Begin RECORDED DATA

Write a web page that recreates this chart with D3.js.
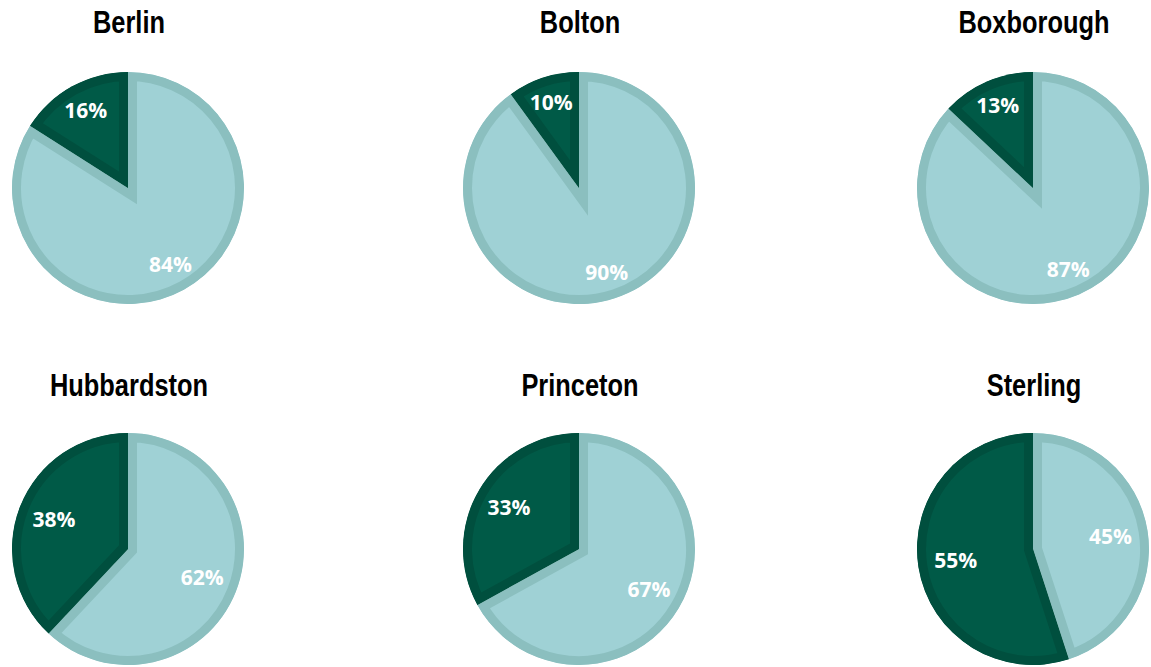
<!DOCTYPE html>
<html>
<head>
<meta charset="utf-8">
<script src="https://cdn.jsdelivr.net/npm/d3@7"></script>
<style>
  html, body { margin: 0; padding: 0; background: #ffffff; }
  svg { display: block; }
</style>
</head>
<body>
<svg id="chart" width="1151" height="667"></svg>
<script>
// ---- data ----
const towns = ["Berlin", "Bolton", "Boxborough", "Hubbardston", "Princeton", "Sterling"];
const lightShare = [84, 90, 87, 62, 67, 45];
const darkShare  = [16, 10, 13, 38, 33, 55];
const seriesNames = ["light", "dark"];

// ---- layout ----
const colX = [128, 579, 1033];
const rowY = [188, 549];
const titleY = [33, 396];
const radius = 116;
const border = 9;

const fillColor = d3.scaleOrdinal().domain(seriesNames).range(["#9fd1d5", "#005a47"]);
const strokeColor = d3.scaleOrdinal().domain(seriesNames).range(["#8bbfbf", "#004f3e"]);

const svg = d3.select("#chart");

const pie = d3.pie().sort(null).value(d => d.value).startAngle(0).endAngle(2 * Math.PI);
const arc = d3.arc().innerRadius(0).outerRadius(radius);

towns.forEach((town, i) => {
  const cx = colX[i % 3];
  const cy = rowY[Math.floor(i / 3)];
  const ty = titleY[Math.floor(i / 3)];

  // title
  svg.append("text")
    .attr("transform", `translate(${cx + 1},${ty}) scale(0.82,1)`)
    .attr("text-anchor", "middle")
    .style("font-family", "'Liberation Sans', Arial, sans-serif")
    .style("font-weight", "bold")
    .style("font-size", "31px")
    .style("fill", "#000")
    .text(town);

  const slices = pie([
    { key: "light", value: lightShare[i] },
    { key: "dark", value: darkShare[i] }
  ]);

  const g = svg.append("g").attr("transform", `translate(${cx},${cy})`);

  slices.forEach((s, j) => {
    const id = `clip-${i}-${j}`;
    const d = arc(s);
    g.append("clipPath").attr("id", id).append("path").attr("d", d);
    g.append("path")
      .attr("d", d)
      .attr("fill", fillColor(s.data.key))
      .attr("stroke", strokeColor(s.data.key))
      .attr("stroke-width", border * 2)
      .attr("stroke-linejoin", "miter")
      .attr("clip-path", `url(#${id})`);
  });

  // labels
  slices.forEach(s => {
    const mid = (s.startAngle + s.endAngle) / 2;
    const c = Math.cos(mid);
    const dist = (78 + 13 * c * c) * radius / 116;
    const lx = Math.sin(mid) * dist;
    const ly = -Math.cos(mid) * dist;
    g.append("text")
      .attr("x", lx)
      .attr("y", ly + 7)
      .attr("text-anchor", "middle")
      .style("font-family", "'Open Sans', 'Noto Sans', sans-serif")
      .style("font-weight", "bold")
      .style("font-size", "21px")
      .style("fill", "#ffffff")
      .text(s.data.value + "%");
  });
});
</script>
</body>
</html>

End RECORDED DATA

▸ **GOAL OF THE EXERCISE**:
Restate only the lines running from the start of the material above through the line containing "const ty = titleY[Math.floor(i / 3)];", ends included. No pictures.

▸ **REPLY TO THE TASK**:
Write a web page that recreates this chart with D3.js.
<!DOCTYPE html>
<html>
<head>
<meta charset="utf-8">
<script src="https://cdn.jsdelivr.net/npm/d3@7"></script>
<style>
  html, body { margin: 0; padding: 0; background: #ffffff; }
  svg { display: block; }
</style>
</head>
<body>
<svg id="chart" width="1151" height="667"></svg>
<script>
// ---- data ----
const towns = ["Berlin", "Bolton", "Boxborough", "Hubbardston", "Princeton", "Sterling"];
const lightShare = [84, 90, 87, 62, 67, 45];
const darkShare  = [16, 10, 13, 38, 33, 55];
const seriesNames = ["light", "dark"];

// ---- layout ----
const colX = [128, 579, 1033];
const rowY = [188, 549];
const titleY = [33, 396];
const radius = 116;
const border = 9;

const fillColor = d3.scaleOrdinal().domain(seriesNames).range(["#9fd1d5", "#005a47"]);
const strokeColor = d3.scaleOrdinal().domain(seriesNames).range(["#8bbfbf", "#004f3e"]);

const svg = d3.select("#chart");

const pie = d3.pie().sort(null).value(d => d.value).startAngle(0).endAngle(2 * Math.PI);
const arc = d3.arc().innerRadius(0).outerRadius(radius);

towns.forEach((town, i) => {
  const cx = colX[i % 3];
  const cy = rowY[Math.floor(i / 3)];
  const ty = titleY[Math.floor(i / 3)];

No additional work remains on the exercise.